Going a bit old school here -- or as old school as reprinted chrome cards and Paul Molitor Blue Jay cards might allow. Speaking of guys getting bigger, I recall a story about Robin Yount after the 1979 season buying a Nautilus machine and putting on 20 pounds of muscle -- thereby turning himself from the stringbean kid we saw from 1974 to about 1979 into the man that he became when the clock struck 1980. 

That, or perhaps it was because when the 1980 season started, he was 24 years old and finally had become a man bodywise. I mean, his MVP season in 1982 was his age 26 season (he deserved it too...10.5 WAR that year, 1.8 WAR defensively putting him 7th overall, 9.8 WAR on offense was #1 as well). Think about that. It's too bad that half his career was wasted with teams that flailed around trying to figure out how to compete.

I had to put Bill Goldberg in here. He played defensive tackle for the University of Georgia (and he also shares my birthday). According to his appearance on Jim Ross's podcast back in 2014, Goldberg chose UGA because he was standing on a bar on his recruiting trip and someone handled him a big bottle of Wild Turkey. He had such an incredible time that he was sold on Athens.

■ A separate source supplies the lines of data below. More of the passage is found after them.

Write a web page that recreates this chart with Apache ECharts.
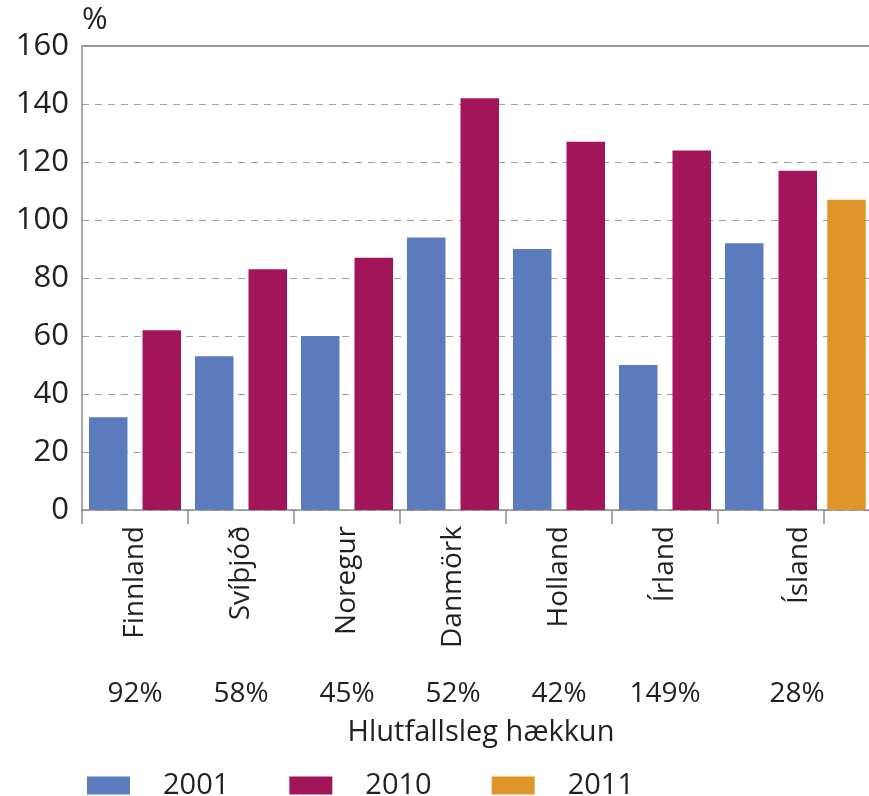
<!DOCTYPE html>
<html>
<head>
<meta charset="utf-8">
<script src="https://cdn.jsdelivr.net/npm/echarts@6/dist/echarts.min.js"></script>
<style>
html,body{margin:0;padding:0;background:#fff;}
#chart{width:869px;height:796px;}
</style>
</head>
<body>
<div id="chart"></div>
<script>
const categories = ['Finnland', 'Svíþjóð', 'Noregur', 'Danmörk', 'Holland', 'Írland', 'Ísland'];
const pctLabels = ['92%', '58%', '45%', '52%', '42%', '149%', '28%'];
const values2001 = [32, 53, 60, 94, 90, 50, 92];
const values2010 = [62, 83, 87, 142, 127, 124, 117];
const values2011 = [107];
const yTicks = { min: 0, max: 160, interval: 20 };
const subtitle = 'Hlutfallsleg hækkun';

const FONT = 'Open Sans';
const TXT = '#231f20';
const AXC = '#8c8c8c';
const C1 = '#5b7bbd', C2 = '#a3155b', C3 = '#e0952b';

const chart = echarts.init(document.getElementById('chart'), null, {renderer: 'canvas'});
const last = categories.length - 1;

chart.setOption({
  animation: false,
  backgroundColor: '#fff',
  textStyle: {fontFamily: FONT, color: TXT},
  grid: [
    {left: 82, top: 46, width: 742, height: 464},
    {left: 824, top: 46, width: 54.5, height: 464}
  ],
  title: {
    text: subtitle, left: 476, top: 713, textAlign: 'center',
    textStyle: {fontFamily: FONT, fontSize: 29, fontWeight: 'normal', color: TXT}
  },
  legend: {
    left: 82, top: 766, itemWidth: 43, itemHeight: 18, itemGap: 60,
    icon: 'rect',
    data: ['2001', '2010', '2011'],
    textStyle: {fontFamily: FONT, fontSize: 29, color: TXT, padding: [0, 0, 0, 28]}
  },
  xAxis: [
    {
      gridIndex: 0, type: 'category', data: categories, position: 'bottom',
      axisLine: {show: true, lineStyle: {color: AXC, width: 1.5}},
      axisTick: {show: true, length: 14, lineStyle: {color: AXC, width: 1.5}},
      axisLabel: {
        interval: 0, rotate: 90, margin: 16, fontFamily: FONT, fontSize: 28, color: TXT,
        formatter: (v, i) => i === last ? '{s|' + v + '}' : v,
        rich: {s: {fontFamily: FONT, fontSize: 28, color: TXT, padding: [56, 0, 0, 0]}}
      }
    },
    {
      gridIndex: 0, type: 'category', data: pctLabels, position: 'bottom', offset: 162,
      axisLine: {show: false}, axisTick: {show: false},
      axisLabel: {
        interval: 0, margin: 8, fontFamily: FONT, fontSize: 28, color: TXT,
        formatter: (v, i) => i === last ? '{s|' + v + '}' : v,
        rich: {s: {fontFamily: FONT, fontSize: 28, color: TXT, padding: [0, 0, 0, 52]}}
      }
    },
    {
      gridIndex: 0, type: 'category', data: categories, position: 'top',
      axisLine: {show: true, lineStyle: {color: '#9a9a9a', width: 2}},
      axisTick: {show: false}, axisLabel: {show: false}
    },
    {
      gridIndex: 1, type: 'category', data: [categories[last]], position: 'bottom',
      axisLine: {show: true, lineStyle: {color: AXC, width: 1.5}},
      axisTick: {show: false}, axisLabel: {show: false}
    },
    {
      gridIndex: 1, type: 'category', data: [categories[last]], position: 'top',
      axisLine: {show: true, lineStyle: {color: '#9a9a9a', width: 2}},
      axisTick: {show: false}, axisLabel: {show: false}
    }
  ],
  yAxis: [
    {
      gridIndex: 0, type: 'value', min: yTicks.min, max: yTicks.max, interval: yTicks.interval,
      name: '%', nameLocation: 'end', nameGap: 10,
      nameTextStyle: {fontFamily: FONT, fontSize: 31, color: TXT, align: 'left', verticalAlign: 'bottom'},
      axisLine: {show: true, lineStyle: {color: AXC, width: 1.5}},
      axisTick: {show: false},
      axisLabel: {margin: 13, fontFamily: FONT, fontSize: 31, color: TXT},
      splitLine: {show: true, lineStyle: {color: '#a0a0a0', type: [7, 6], width: 1.2}}
    },
    {
      gridIndex: 1, type: 'value', min: yTicks.min, max: yTicks.max, interval: yTicks.interval,
      axisLine: {show: false}, axisTick: {show: false}, axisLabel: {show: false},
      splitLine: {show: true, lineStyle: {color: '#a0a0a0', type: [7, 6], width: 1.2}}
    }
  ],
  series: [
    {name: '2001', type: 'bar', xAxisIndex: 0, yAxisIndex: 0, data: values2001,
     barWidth: 38.5, barGap: '39%', itemStyle: {color: C1}},
    {name: '2010', type: 'bar', xAxisIndex: 0, yAxisIndex: 0, data: values2010,
     barWidth: 38.5, barGap: '39%', itemStyle: {color: C2}},
    {name: '2011', type: 'bar', xAxisIndex: 3, yAxisIndex: 1, data: values2011,
     barWidth: 38.5, itemStyle: {color: C3}}
  ]
});
</script>
</body>
</html>
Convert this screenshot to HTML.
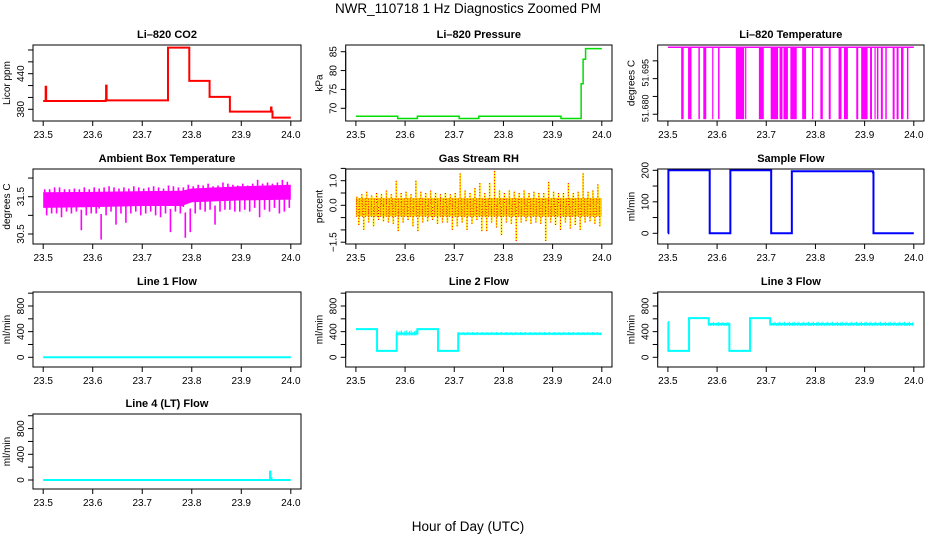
<!DOCTYPE html>
<html><head><meta charset="utf-8"><style>
html,body{margin:0;padding:0;background:#fff}
svg text{font-family:"Liberation Sans",sans-serif;fill:#000}
</style></head><body>
<svg id="c" width="936" height="540" viewBox="0 0 936 540" xmlns="http://www.w3.org/2000/svg">
<text x="468" y="13" font-size="13.5" text-anchor="middle">NWR_110718  1 Hz Diagnostics Zoomed PM</text>
<text x="468" y="531" font-size="13.5" text-anchor="middle">Hour of Day (UTC)</text>
</svg>
<script>
// ---- data ----
const xTicks = [23.5, 23.6, 23.7, 23.8, 23.9, 24.0];
const xTickLabels = ["23.5", "23.6", "23.7", "23.8", "23.9", "24.0"];
const co2X = [23.5, 23.504, 23.505, 23.506, 23.626, 23.627, 23.628, 23.752, 23.795, 23.836, 23.877, 23.96, 23.961, 23.963, 24.0];
const co2Y = [394, 394, 418, 394, 395, 420, 395, 484, 428, 401, 376, 383, 376, 366, 366];
const presX = [23.5, 23.585, 23.625, 23.71, 23.75, 23.917, 23.958, 23.962, 23.967, 24.0];
const presY = [67.9, 67.3, 67.9, 67.3, 67.9, 67.3, 76.5, 83, 85.8, 85.8];
const ltempHigh = 51.7057;
const ltempLow = 51.6754;
const ltempDropStart = [23.527,23.541,23.562,23.572,23.590,23.602,23.638,23.657,23.685,23.709,23.727,23.735,23.749,23.773,23.793,23.810,23.827,23.847,23.858,23.883,23.893,23.911,23.920,23.925,23.933,23.942,23.957,23.965,23.974,23.986];
const ltempDropEnd   = [23.532,23.548,23.565,23.578,23.592,23.605,23.655,23.659,23.695,23.724,23.733,23.744,23.762,23.781,23.795,23.815,23.831,23.853,23.866,23.887,23.906,23.915,23.922,23.928,23.937,23.945,23.961,23.969,23.979,23.989];
const ambMax = [31.7,31.7,31.75,31.75,31.7,31.7,31.72,31.7,31.75,31.7,31.75,31.72,31.75,31.78,31.75,31.72,31.75,31.72,31.78,31.75,31.72,31.75,31.78,31.75,31.72,31.8,31.78,31.75,31.75,31.82,31.78,31.82,31.8,31.85,31.78,31.8,31.88,31.85,31.82,31.8,31.85,31.8,31.85,31.95,31.85,31.88,31.85,31.88,31.95,31.9];
const ambMin = [31.0,31.05,31.05,30.95,31.1,31.05,31.1,30.6,31.0,31.05,31.05,30.35,31.0,31.1,30.75,31.05,30.8,31.05,31.1,31.0,31.05,31.1,31.0,30.95,31.05,30.55,31.1,31.05,30.4,30.55,31.05,31.15,31.1,31.15,30.75,31.1,31.15,31.15,31.1,31.1,31.15,31.1,31.2,30.95,31.15,31.1,31.2,31.05,31.1,31.2];
const ambCoreX = [23.5,23.6,23.7,23.78,23.8,23.9,24.0];
const ambCoreLo = [31.2,31.22,31.25,31.25,31.35,31.4,31.42];
const ambCoreHi = [31.62,31.63,31.65,31.66,31.72,31.78,31.82];
const rhMax = [0.35,0.45,0.55,0.4,0.5,0.45,0.6,0.45,1.0,0.5,0.55,0.45,1.0,0.55,0.5,0.6,0.5,0.45,0.5,0.45,0.5,1.3,0.6,0.5,0.7,0.9,0.5,0.9,1.4,0.6,0.5,0.6,0.55,0.5,0.6,0.5,0.55,0.5,0.5,0.95,0.55,0.5,0.5,0.9,0.5,0.55,1.3,0.55,0.6,0.85];
const rhMin = [-0.8,-1.0,-0.7,-0.85,-0.6,-0.65,-0.7,-0.75,-1.05,-0.7,-0.6,-0.85,-1.05,-0.7,-0.65,-0.6,-0.75,-0.7,-0.7,-1.0,-0.85,-0.7,-1.0,-0.75,-0.6,-1.05,-1.05,-0.7,-0.9,-1.2,-0.7,-0.75,-1.45,-0.7,-0.65,-0.75,-0.7,-0.75,-1.45,-0.7,-0.8,-1.0,-0.7,-0.95,-0.8,-1.0,-0.7,-0.65,-0.75,-0.85];
const rhCoreLo = -0.45;
const rhCoreHi = 0.3;
const sfX = [23.5, 23.501, 23.583, 23.585, 23.625, 23.627, 23.708, 23.71, 23.75, 23.752, 23.917, 23.918, 24.0];
const sfY = [0, 200, 200, 0, 0, 200, 200, 0, 0, 197, 193, 0, 0];
const l1X = [23.5, 24.0];
const l1Y = [0, 0];
const l2X = [23.5, 23.543, 23.583, 23.625, 23.667, 23.708, 24.0];
const l2Y = [440, 100, 370, 440, 100, 370, 370];
const l2BandStart = [23.583, 23.708];
const l2BandEnd = [23.625, 24.0];
const l2BandLo = [340, 345];
const l2BandHi = [420, 395];
const l3X = [23.5, 23.501, 23.543, 23.583, 23.625, 23.667, 23.708, 24.0];
const l3Y = [550, 100, 610, 520, 100, 610, 520, 520];
const l3BandStart = [23.583, 23.708];
const l3BandEnd = [23.625, 24.0];
const l3BandLo = [490, 490];
const l3BandHi = [550, 555];
const l4X = [23.5, 23.957, 23.958, 23.959, 23.961, 24.0];
const l4Y = [0, 0, 130, 30, 0, 0];

// ---- layout ----
const NS = "http://www.w3.org/2000/svg";
const svg = document.getElementById('c');
const cols = [[33,301],[345.7,612],[657.7,924]];
const rows = [[45,121],[169,244],[292,367],[414,489]];
function mk(tag, attrs, parent){ const e=document.createElementNS(NS,tag); for(const k in attrs) e.setAttribute(k,attrs[k]); (parent||svg).appendChild(e); return e; }

function panel(ci, ri, name, title, ylab, a1, a2, yTicks, yLabels, yfs){
  const [L,R]=cols[ci], [T,B]=rows[ri];
  const g=mk('g',{});
  
  
  const x0=L+10.2, xs=(R-L-20.4)/0.5;
  const xf=v=>x0+(v-23.5)*xs;
  const yf=v=>a1[1]+(v-a1[0])*(a2[1]-a1[1])/(a2[0]-a1[0]);
  const plot=mk('g',{},g);
  
  
  const box=mk('rect',{x:L,y:T,width:R-L,height:B-T,fill:'none',stroke:'#000','stroke-width':1},g);
  
  
  const t=mk('text',{x:(L+R)/2,y:T-7,'font-size':11,'font-weight':'bold','text-anchor':'middle'},g);
  t.textContent=title;
  
  
  const yl=mk('text',{transform:`translate(${L-23},${(T+B)/2}) rotate(-90)`,'font-size':10,'text-anchor':'middle'},g);
  yl.textContent=ylab;
  
  
  const xa=mk('g',{stroke:'#000','stroke-width':1},g);
  
  
  mk('line',{x1:xf(xTicks[0]),x2:xf(xTicks[xTicks.length-1]),y1:B,y2:B},xa);
  xTicks.forEach((v,i)=>{
    mk('line',{x1:xf(v),x2:xf(v),y1:B,y2:B+5},xa);
    const tl=mk('text',{x:xf(v),y:B+17,'font-size':10,'text-anchor':'middle',stroke:'none'},g);
    tl.textContent=xTickLabels[i];
    
    
  });
  const ya=mk('g',{stroke:'#000','stroke-width':1},g);
  
  
  yTicks.forEach(v=>mk('line',{x1:L-5,x2:L,y1:yf(v),y2:yf(v)},ya));
  mk('line',{x1:L,x2:L,y1:Math.min(yf(yTicks[0]),yf(yTicks[yTicks.length-1])),y2:Math.max(yf(yTicks[0]),yf(yTicks[yTicks.length-1]))},ya);
  yLabels.forEach(([v,s])=>{
    const tl=mk('text',{transform:`translate(${L-9},${yf(v)}) rotate(-90)`,'font-size':yfs||10,'text-anchor':'middle'},g);
    tl.textContent=s;
    
    
  });
  return {xf,yf,plot};
}
function stepPath(p, xs, ys, color, w, nm){
  let d=`M${p.xf(xs[0])},${p.yf(ys[0])}`;
  for(let i=1;i<xs.length;i++){ d+=`H${p.xf(xs[i])}V${p.yf(ys[i])}`; }
  const e=mk('path',{d,fill:'none',stroke:color,'stroke-width':w},p.plot);
  
  
}
function bands(p, s, e2, lo, hi, color, nm){
  for(let i=0;i<s.length;i++){
    const x1=p.xf(s[i]), x2=p.xf(e2[i]);
    let d='';
    for(let x=x1;x<=x2;x+=1.6){ const k=Math.round((x-x1)/1.6)%3; const top=k===0?hi[i]:(k===1?(hi[i]+lo[i])/2+10:hi[i]-10); d+=`M${x},${p.yf(lo[i])}V${p.yf(top)}`; }
    const el=mk('path',{d,stroke:color,'stroke-width':1,fill:'none'},p.plot);
    
    
  }
}

let p=panel(0,0,'co2','Li–820 CO2','Licor ppm',[380,109.3],[440,73.7],[380,400,420,440,460,480],[[380,'380'],[440,'440']]);
stepPath(p,co2X,co2Y,'#ff0000',2,'co2-line');
p=panel(1,0,'pressure','Li–820 Pressure','kPa',[70,108.3],[85,51.7],[70,75,80,85],[[70,'70'],[75,'75'],[80,'80'],[85,'85']]);
stepPath(p,presX,presY,'#00dd00',1.5,'pressure-line');
p=panel(2,0,'licor-temp','Li–820 Temperature','degrees C',[51.680,108.3],[51.695,72.7],[51.6775,51.685,51.6925,51.700],[[51.680,'51.680'],[51.695,'51.695']],9);
{
  const yH=p.yf(ltempHigh), yLo=p.yf(ltempLow);
  const top=mk('line',{x1:p.xf(23.5),x2:p.xf(24.0),y1:yH,y2:yH,stroke:'#ff00ff','stroke-width':1.5},p.plot);
  
  
  for(let i=0;i<ltempDropStart.length;i++){
    const x1=p.xf(ltempDropStart[i]), x2=p.xf(ltempDropEnd[i]);
    const r=mk('rect',{x:x1,y:yH,width:Math.max(x2-x1,1.2),height:yLo-yH,fill:'#ff00ff'},p.plot);
    
    
  }
}
p=panel(0,1,'ambient-temp','Ambient Box Temperature','degrees C',[31.5,196.7],[30.5,234],[30.5,31.0,31.5,32.0],[[30.5,'30.5'],[31.5,'31.5']]);
{
  let d=`M${p.xf(ambCoreX[0])},${p.yf(ambCoreHi[0])}`;
  for(let i=1;i<ambCoreX.length;i++) d+=`L${p.xf(ambCoreX[i])},${p.yf(ambCoreHi[i])}`;
  for(let i=ambCoreX.length-1;i>=0;i--) d+=`L${p.xf(ambCoreX[i])},${p.yf(ambCoreLo[i])}`;
  const c=mk('path',{d:d+'Z',fill:'#ff00ff'},p.plot);
  
  
  let s='';
  ambMax.forEach((v,i)=>{ const xa=p.xf(23.5+i*0.01+0.003), xb=p.xf(23.5+i*0.01+0.007);
    s+=`M${xa},${p.yf(v)}V${p.yf((v+ambMin[i])/2+0.15)}M${xb},${p.yf(ambMin[i])}V${p.yf((v+ambMin[i])/2)}`; });
  const sp=mk('path',{d:s,stroke:'#ff00ff','stroke-width':1.6,fill:'none'},p.plot);
  
  
}
p=panel(1,1,'gas-rh','Gas Stream RH','percent',[0,205.3],[1.0,180.7],[-1.5,-1.0,-0.5,0,0.5,1.0,1.5],[[1.0,'1.0'],[0,'0.0'],[-1.5,'−1.5']]);
{
  const r=mk('rect',{x:p.xf(23.5),y:p.yf(rhCoreHi),width:p.xf(24)-p.xf(23.5),height:p.yf(rhCoreLo)-p.yf(rhCoreHi),fill:'#ffcc00'},p.plot);
  
  
  let s='';
  rhMax.forEach((v,i)=>{ const xa=p.xf(23.5+i*0.01+0.002), xb=p.xf(23.5+i*0.01+0.006);
    s+=`M${xa},${p.yf(v)}V${p.yf(0)}M${xb},${p.yf(rhMin[i])}V${p.yf(0)}`; });
  const y1=mk('path',{d:s,stroke:'#ffee00','stroke-width':1.8,fill:'none'},p.plot);
  
  
  const y2=mk('path',{d:s,stroke:'#ff0000','stroke-width':1,fill:'none','stroke-dasharray':'1 2'},p.plot);
  
  
  let h='';
  for(let v=rhCoreLo;v<=rhCoreHi;v+=0.1) h+=`M${p.xf(23.5)},${p.yf(v)}H${p.xf(24)}`;
  const y3=mk('path',{d:h,stroke:'#ee3300','stroke-width':1,fill:'none','stroke-dasharray':'1 2'},p.plot);
  
  
}
p=panel(2,1,'sample-flow','Sample Flow','ml/min',[0,233.3],[200,170.3],[0,50,100,150,200],[[0,'0'],[100,'100'],[200,'200']]);
stepPath(p,sfX,sfY,'#0000ff',2,'sample-flow-line');
const flowTicks=[0,200,400,600,800,1000];
const flowLabels=[[0,'0'],[400,'400'],[800,'800']];
p=panel(0,2,'line1-flow','Line 1 Flow','ml/min',[0,357.3],[800,306],flowTicks,flowLabels);
stepPath(p,l1X,l1Y,'#00ffff',2,'line1-flow-line');
p=panel(1,2,'line2-flow','Line 2 Flow','ml/min',[0,357.3],[800,306],flowTicks,flowLabels);
stepPath(p,l2X,l2Y,'#00ffff',2,'line2-flow-line');
bands(p,l2BandStart,l2BandEnd,l2BandLo,l2BandHi,'#00ffff','line2-flow-noise');
p=panel(2,2,'line3-flow','Line 3 Flow','ml/min',[0,357.3],[800,306],flowTicks,flowLabels);
stepPath(p,l3X,l3Y,'#00ffff',2,'line3-flow-line');
bands(p,l3BandStart,l3BandEnd,l3BandLo,l3BandHi,'#00ffff','line3-flow-noise');
p=panel(0,3,'line4-flow','Line 4 (LT) Flow','ml/min',[0,480],[800,428.6],flowTicks,flowLabels);
stepPath(p,l4X,l4Y,'#00ffff',2,'line4-flow-line');
</script>
</body></html>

I have also stood on a bar in Athens while drunk. Nobody handed me a bottle of Wild Turkey, but I did get a t-shirt for my troubles that, except for being white, looked like this one:

I wore it until it fell apart. I loved that shirt.

Let me be clear -- there were many more cards than this. But these player collection additions -- all of which were serial numbered -- were a great capper to yet another fantastic package from JBF. 

Thanks go out to Wes for a fantastic giveaway. Now, I need to find some Willinghams to send to you!


  1. That Spahn Topps Archives Reserve card looks and feels magical.

  2. The Topps sterling Spahn is a beauty

  3. I thought I recognized Corporan's name. I also didn't realize the Ultimate Warrior passed a couple of years ago. I'm not sure how I missed that.
    Great stuff from Wes as always!

  4. I send cards to Tony just to see the posts he scribes about them. A blog artist!